# Single Mom, Night Weaning & Nursing Down



## ldlambert (Mar 19, 2002)

Hi -

My DS is 26mo. We co-sleep, and I can't imagine doing anything else (he naps in his own bed in his own room, but I can't imagine having him in another room when it's just the two of us in the house!) I nurse him down for nap and bedtime, and he night nurses (usually 2-4x's).

I'm actually pretty happy with our situation.

My issues are a) I'm starting to feel a need to go out at night and want someone else to put him to bed and not have him wake up really sad that I'm not there, and b) I'm really tired.

He and his father are very close, but Daddy doesn't like any crying. He's just not willing to participate in the night-time rituals if they are challenging. Once DS is going to sleep without nursing and has his routine worked out, Daddy will happily have DS sleep over at his house. (Daddy basically thinks that if I weaned DS everything would be fine. DS would go to sleep for nap and nighttime easily, etc, etc.) BUT, I don't want to wean. I work a lot and BFing is such a great way for us to bond.

But, like I said, I'm single. And, I want/need to get out and meet people and do things. I even dream about going away to visit my girlfriends overnight! (say it isn't so!!)

I'm sick of everyone in my family thinking that if Henry didn't breastfeed anymore, everything would be fine!

Basically, I need to find a way to have a babysitter (probably Gramma) put him down at night and have him stay asleep. If I deny Henry "boo time", he gets pissed and screams.

Any advice would be appreciated! Thanks! - Leslie


----------



## Piglet68 (Apr 5, 2002)

I'm sure there are other mama's here who can give advice on gentle weaning techniques that might help you solve your dilemma.

But I just wanted to say that while I totally understand where you are coming from with wanting a "night out", I would gently suggest that you've made it this far....why not just wait until your son shows he is ready? You'll have plenty of time soon to do it without worrying about your son.

I gave up alot of extracurricular activities when I became a mother. I miss some of them alot, but they require a time commitment that I'm not willing to spend away from DD, and she needs me to be there for her. My friend gave me a night in a hotel for a birthday present so me and DH could have a romantic evening alone. As much as I would like that, my 7 mo DD is far far away from being able to go down for the night without me and my breasts. I have accepted this as part of the "package", and done so willingly I might add. I know that it will be a very short time indeed before my DD is "grown up"; they are babies for such a short time in our lives....My DD needs me right now and I'm willing to wait until she weans herself. Not saying you're a "bad mother" if you don't, but I think sometimes we all need to remind ourselves how quickly time flies when we have babies!!


----------



## ldlambert (Mar 19, 2002)

Hi, Thanks for your response.

Obviously, the pressures that single moms have are REALLY different from those with a DH or partner at home.

I appreciate your gentle admonishion to remember this time passes quickly, but you know what?
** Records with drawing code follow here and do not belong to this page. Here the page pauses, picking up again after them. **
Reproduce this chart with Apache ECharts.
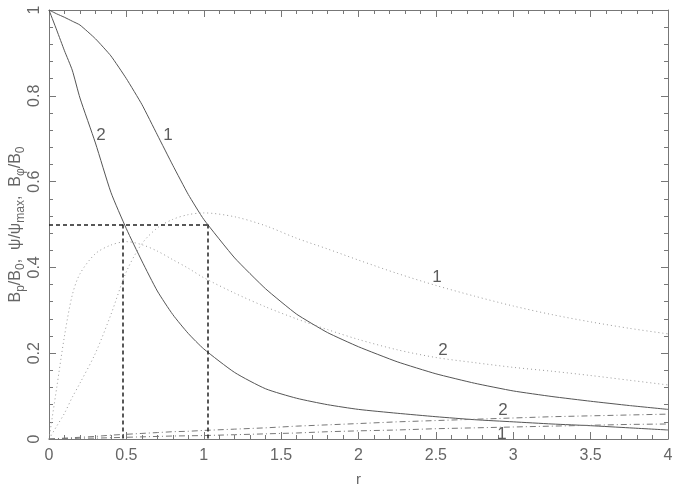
<!DOCTYPE html>
<html>
<head>
<meta charset="utf-8">
<script src="https://cdn.jsdelivr.net/npm/echarts@6/dist/echarts.min.js"></script>
<style>
  html, body { margin: 0; padding: 0; background: #fff; }
  #chart { width: 677px; height: 491px; }
</style>
</head>
<body>
<div id="chart"></div>
<script>
// radius grid shared by every curve
const r = [0, 0.05, 0.1, 0.15, 0.2, 0.3, 0.4, 0.5, 0.6, 0.7, 0.8, 0.9, 1.0,
  1.2, 1.4, 1.6, 1.8, 2.0, 2.25, 2.5, 2.75, 3.0, 3.25, 3.5, 3.75, 4.0];

// B_p / B_0 (solid)
const bp1 = [1, 0.991, 0.983, 0.974, 0.965, 0.933, 0.893, 0.84, 0.78, 0.709, 0.638, 0.57, 0.512,
  0.422, 0.35, 0.291, 0.248, 0.215, 0.18, 0.152, 0.13, 0.112, 0.099, 0.088, 0.078, 0.069];
const bp2 = [1, 0.953, 0.905, 0.86, 0.795, 0.69, 0.575, 0.49, 0.415, 0.345, 0.29, 0.246, 0.21,
  0.155, 0.117, 0.095, 0.08, 0.069, 0.06, 0.052, 0.045, 0.04, 0.035, 0.031, 0.026, 0.021];

// psi / psi_max (dotted)
const psi1 = [0, 0.03, 0.06, 0.097, 0.13, 0.2, 0.29, 0.39, 0.455, 0.492, 0.512, 0.523, 0.527,
  0.518, 0.497, 0.468, 0.443, 0.417, 0.386, 0.358, 0.333, 0.31, 0.29, 0.273, 0.258, 0.245];
const psi2 = [0, 0.12, 0.24, 0.335, 0.385, 0.432, 0.452, 0.46, 0.453, 0.438, 0.418, 0.398, 0.376,
  0.34, 0.308, 0.28, 0.255, 0.232, 0.208, 0.19, 0.178, 0.167, 0.158, 0.148, 0.137, 0.126];

// B_phi / B_0 (dash-dot)
const bphi1 = [0, 0, 0.001, 0.001, 0.002, 0.002, 0.003, 0.004, 0.005, 0.006, 0.007, 0.0075, 0.008,
  0.01, 0.012, 0.014, 0.017, 0.019, 0.021, 0.024, 0.026, 0.028, 0.03, 0.032, 0.034, 0.035];
const bphi2 = [0, 0.001, 0.002, 0.003, 0.004, 0.006, 0.009, 0.011, 0.013, 0.015, 0.017, 0.018, 0.02,
  0.023, 0.026, 0.03, 0.033, 0.036, 0.04, 0.043, 0.046, 0.049, 0.052, 0.054, 0.056, 0.058];

// dashed guide lines: half-value radii
const halfLevel = 0.5;
const halfR = [0.476, 1.023];

// curve labels [r, value, text]
const curveLabels = [
  [0.336, 0.709, '2'], [0.769, 0.709, '1'],
  [2.507, 0.378, '1'], [2.546, 0.207, '2'],
  [2.934, 0.068, '2'], [2.927, 0.012, '1']
];

const xTicks = ['0', '0.5', '1', '1.5', '2', '2.5', '3', '3.5', '4'];
const yTicks = ['0', '0.2', '0.4', '0.6', '0.8', '1'];

const pair = (ys) => r.map((x, i) => [x, ys[i]]);
const axisColor = '#777';
const textColor = '#666';
const font = 'Liberation Sans';

const baseAxis = {
  type: 'value',
  axisLine: { show: true, onZero: false, lineStyle: { color: axisColor, width: 1 } },
  axisTick: { show: true, inside: true, length: 7, lineStyle: { color: axisColor } },
  minorTick: { show: true, splitNumber: 5, length: 4, lineStyle: { color: axisColor } },
  splitLine: { show: false },
};

const chart = echarts.init(document.getElementById('chart'));
chart.setOption({
  animation: false,
  backgroundColor: '#fff',
  grid: { left: 49, right: 9, top: 10, bottom: 52, containLabel: false, outerBoundsMode: 'none' },
  xAxis: [
    {
      ...baseAxis, min: 0, max: 4, interval: 0.5, position: 'bottom',
      name: 'r', nameLocation: 'middle', nameGap: 33, nameMoveOverlap: false,
      nameTextStyle: { color: textColor, fontFamily: font, fontSize: 15 },
      axisLabel: {
        color: textColor, fontFamily: font, fontSize: 16, margin: 9,
        formatter: (v) => xTicks[Math.round(v / 0.5)] ?? ''
      },
    },
    { ...baseAxis, min: 0, max: 4, interval: 0.5, position: 'top', axisLabel: { show: false } },
  ],
  yAxis: [
    {
      ...baseAxis, min: 0, max: 1, interval: 0.2, position: 'left',
      name: 'B{s|p}/B{s|0},  ψ/ψ{s|max},  B{s|φ}/B{s|0}',
      nameLocation: 'middle', nameRotate: 90, nameGap: 33, nameMoveOverlap: false,
      nameTextStyle: {
        color: textColor, fontFamily: font, fontSize: 16, lineHeight: 22, verticalAlign: 'middle',
        rich: { s: { fontFamily: font, fontSize: 12, color: textColor, verticalAlign: 'bottom', lineHeight: 22 } }
      },
      axisLabel: {
        color: textColor, fontFamily: font, fontSize: 16, rotate: 90, margin: 6,
        formatter: (v) => yTicks[Math.round(v / 0.2)] ?? ''
      },
    },
    { ...baseAxis, min: 0, max: 1, interval: 0.2, position: 'right', axisLabel: { show: false } },
  ],
  series: [
    { type: 'line', data: pair(bp1), showSymbol: false, smooth: 0.15, lineStyle: { color: '#555', width: 1 } },
    { type: 'line', data: pair(bp2), showSymbol: false, smooth: 0.2, lineStyle: { color: '#555', width: 1 } },
    { type: 'line', data: pair(psi1), showSymbol: false, smooth: 0.3, lineStyle: { color: '#999', width: 1, type: [1, 3] } },
    { type: 'line', data: pair(psi2), showSymbol: false, smooth: 0.3, lineStyle: { color: '#999', width: 1, type: [1, 3] } },
    { type: 'line', data: pair(bphi1), showSymbol: false, lineStyle: { color: '#777', width: 1, type: [6, 3, 1, 3] } },
    { type: 'line', data: pair(bphi2), showSymbol: false, lineStyle: { color: '#777', width: 1, type: [6, 3, 1, 3] } },
    {
      type: 'line', data: [], showSymbol: false,
      markLine: {
        symbol: 'none', silent: true, animation: false,
        label: { show: false },
        lineStyle: { color: '#222', width: 1.5, type: [4, 3] },
        data: [
          [{ coord: [0, halfLevel] }, { coord: [halfR[1], halfLevel] }],
          [{ coord: [halfR[0], halfLevel] }, { coord: [halfR[0], 0] }],
          [{ coord: [halfR[1], halfLevel] }, { coord: [halfR[1], 0] }],
        ],
      },
    },
    {
      type: 'scatter', symbolSize: 0, silent: true,
      data: curveLabels.map((d) => ({ value: [d[0], d[1]], label: { formatter: d[2] } })),
      label: { show: true, position: 'inside', color: '#333', fontFamily: font, fontSize: 17 },
    },
  ],
});
</script>
</body>
</html>
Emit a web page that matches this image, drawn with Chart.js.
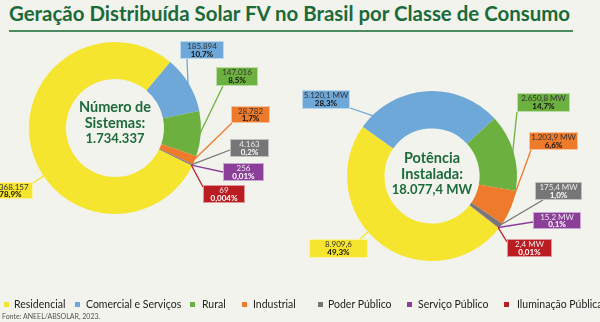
<!DOCTYPE html>
<html><head><meta charset="utf-8">
<script src="https://cdn.jsdelivr.net/npm/chart.js@4.4.0/dist/chart.umd.min.js"></script>
<style>
html,body{margin:0;padding:0;background:#f1f3ec;}
#wrap{position:relative;width:600px;height:322px;overflow:hidden;background:#f1f3ec;font-family:Lato,"Noto Sans",sans-serif;}
#title{position:absolute;left:9px;top:3px;font-weight:700;color:#1b6a3a;white-space:nowrap;line-height:1;}
#rule{position:absolute;left:9px;top:30px;width:564px;height:2px;background:#4d8a60;}
canvas{position:absolute;left:0;top:0;}
.lg{position:absolute;top:298px;font-size:10.5px;color:#222;white-space:nowrap;line-height:13px;}
.sq{position:absolute;top:302px;width:5px;height:5px;}
#src{position:absolute;left:2px;top:312px;font-size:7px;color:#555;white-space:nowrap;line-height:9px;}
</style></head>
<body><div id="wrap">
<div id="title"></div><div id="rule"></div>
<canvas id="c1" width="600" height="322"></canvas>
<canvas id="c2" width="600" height="322"></canvas>
<div id="legend"></div>
<div id="src">Fonte: ANEEL/ABSOLAR, 2023.</div>
</div>
<script>
const titleText = 'Geração Distribuída Solar FV no Brasil por Classe de Consumo';
const categories = ['Residencial','Comercial e Serviços','Rural','Industrial','Poder Público','Serviço Público','Iluminação Pública'];
const colors = ['#f6e52f','#6ea8d8','#6cb13f','#ee7a2c','#767676','#8c3f99','#b91d22'];
const sistemas = [1368157,185894,147016,28782,4163,256,69];
const sistemasText = ['1.368.157','185.894','147.016','28.782','4.163','256','69'];
const sistemasPct = ['78,9%','10,7%','8,5%','1,7%','0,2%','0,01%','0,004%'];
const potencia = [8909.6,5120.1,2650.8,1203.9,175.4,15.2,2.4];
const potenciaText = ['8.909,6','5.120,1 MW','2.650,8 MW','1.203,9 MW','175,4 MW','15.2 MW','2,4 MW'];
const potenciaPct = ['49,3%','28,3%','14,7%','6,6%','1,0%','0,1%','0,01%'];
const centerSistemas = ['Número de','Sistemas:','1.734.337'];
const centerPotencia = ['Potência','Instalada:','18.077,4 MW'];
const sourceText = 'Fonte: ANEEL/ABSOLAR, 2023.';

// layout (not data)
const lightText = [false,false,false,false,true,true,true];
const boxes1 = [
 {x:-12,y:182,w:45,h:17,ax:33,ay:183},
 {x:180,y:41,w:44,h:18,ax:187,ay:59},
 {x:216,y:67,w:42,h:19,ax:223,ay:86},
 {x:231,y:106,w:39,h:17,ax:232,ay:123},
 {x:230,y:139,w:39,h:18,ax:230,ay:150},
 {x:223,y:163,w:41,h:18,ax:223,ay:172},
 {x:203,y:185,w:42,h:18,ax:203,ay:187}
];
const boxes2 = [
 {x:309,y:239,w:59,h:19,ax:360,ay:239},
 {x:302,y:90,w:48,h:19,ax:350,ay:108},
 {x:517,y:93,w:53,h:19,ax:517,ay:112},
 {x:529,y:132,w:49,h:18,ax:531,ay:150},
 {x:535,y:182,w:47,h:18,ax:543,ay:200},
 {x:533,y:212,w:48,h:17,ax:533,ay:222},
 {x:507,y:239,w:45,h:18,ax:507,ay:242}
];
const legendSq = [4,75,190,242,318,407,504];
const legendTx = [14,86,202,253,328,418,517];

// title fit
(function(){
  const t = document.getElementById('title');
  t.textContent = titleText;
  const c = document.createElement('canvas').getContext('2d');
  c.font = '700 22px Lato';
  const w = c.measureText(titleText).width;
  t.style.fontSize = (22*563/w).toFixed(2)+'px';
  document.getElementById('src').textContent = sourceText;
  const lg = document.getElementById('legend');
  categories.forEach((c2,i)=>{
    const s=document.createElement('div'); s.className='sq'; s.style.left=legendSq[i]+'px'; s.style.background=colors[i]; lg.appendChild(s);
    const d=document.createElement('div'); d.className='lg'; d.style.left=legendTx[i]+'px'; d.textContent=c2; lg.appendChild(d);
  });
})();

function makePlugin(boxes, texts, pcts, center, offsets){
  return {
    id:'callouts',
    afterDraw(chart){
      const ctx = chart.ctx;
      const meta = chart.getDatasetMeta(0);
      ctx.save();
      // leader lines
      meta.data.forEach((arc,i)=>{
        const p = arc.getProps(['x','y','startAngle','endAngle','outerRadius'], true);
        const b = boxes[i];
        const span = p.endAngle - p.startAngle;
        let a;
        if (span > 1.0) {
          let d = Math.atan2(b.ay - p.y, b.ax - p.x);
          while (d < p.startAngle) d += Math.PI*2;
          while (d > p.startAngle + Math.PI*2) d -= Math.PI*2;
          const lo = p.startAngle + 0.1*span, hi = p.endAngle - 0.1*span;
          a = Math.min(Math.max(d, lo), hi);
        } else {
          a = (p.startAngle + p.endAngle)/2;
        }
        const r = p.outerRadius - 1;
        ctx.beginPath();
        ctx.moveTo(b.ax, b.ay);
        ctx.lineTo(p.x + r*Math.cos(a), p.y + r*Math.sin(a));
        ctx.strokeStyle = colors[i];
        ctx.lineWidth = 1.3;
        ctx.stroke();
      });
      // boxes
      meta.data.forEach((arc,i)=>{
        const b = boxes[i];
        ctx.fillStyle = colors[i];
        ctx.fillRect(b.x, b.y, b.w, b.h);
        ctx.strokeStyle = 'rgba(255,255,255,0.55)';
        ctx.lineWidth = 1;
        ctx.strokeRect(b.x+0.5, b.y+0.5, b.w-1, b.h-1);
        const cx = b.x + b.w/2;
        ctx.textAlign = 'center';
        ctx.textBaseline = 'middle';
        ctx.font = '400 8px Lato';
        ctx.fillStyle = lightText[i] ? '#ececec' : '#333';
        ctx.fillText(texts[i], cx, b.y + b.h*0.3);
        ctx.font = '700 8px Lato';
        ctx.fillStyle = lightText[i] ? '#fff' : '#111';
        ctx.fillText(pcts[i], cx, b.y + b.h*0.73);
      });
      // center text
      const p0 = meta.data[0].getProps(['x','y'], true);
      ctx.fillStyle = '#1d6b3c';
      ctx.textAlign = 'center';
      ctx.textBaseline = 'middle';
      const sizes = [14.5,14.5,13];
      center.forEach((t,k)=>{
        ctx.font = '700 ' + sizes[k] + 'px Lato';
        ctx.fillText(t, p0.x, p0.y + offsets[k]);
      });
      ctx.restore();
    }
  };
}

function makeChart(id, values, rotation, pad, cutout, plugin){
  return new Chart(document.getElementById(id), {
    type:'doughnut',
    data:{labels:categories, datasets:[{data:values, backgroundColor:colors, borderWidth:0}]},
    options:{responsive:false, animation:false, devicePixelRatio:1, rotation:rotation, cutout:cutout,
      layout:{padding:pad},
      plugins:{legend:{display:false}, tooltip:{enabled:false}}},
    plugins:[plugin]
  });
}

makeChart('c1', sistemas, 116, {left:29,top:42,right:399,bottom:108}, '57%',
  makePlugin(boxes1, sistemasText, sistemasPct, centerSistemas, [-21,-5,11]));
makeChart('c2', potencia, 128, {left:347,top:91,right:83,bottom:61}, '56%',
  makePlugin(boxes2, potenciaText, potenciaPct, centerPotencia, [-18,-2,14]));
</script>
</body></html>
I already know that. He's almost 2 1/2 and has been at my breast for almost every time he has gone off to slumber. I went out once until 11 and he was still up and very upset that I had been gone.

I was living with Henry's dad until last summer. Having him leave was devastating. It's taken me this long to get to a point that I think Henry and I are BOTH ready for him to do something different for bed time.

Please, I really don't need reminders that this time is special. It is, I know it. But, if I don't take care of myself (which means going out until 10pm one night talking to adults about something other than kids and work) I'm going to start resenting our time.

Leslie


----------



## Piglet68 (Apr 5, 2002)

Oops, you know what? I didn't realize how old your son was. I went back and re-read your post. For some reason I had it in my head he was *6* months old, not 26!

Obviously, there's a difference, and I totally see where you are coming from. By now you can talk with him and explain things a bit better. I'm sure there are a few mamas here with toddlers who can give you some great advice on how to get him to go down and sleep without you there.

My apologies. I shouldn't be posting when I'm trying to watch DD at the same time!!


----------



## ldlambert (Mar 19, 2002)

Piglet - thanks so much for your second note! You may be able to tell I was feeling a bit resentful in my response to you.

My biggest problem is figuring out how to night-wean and put him down by himself without any help. I just get really darned tired!

~leslie


----------



## Novajet (Feb 26, 2003)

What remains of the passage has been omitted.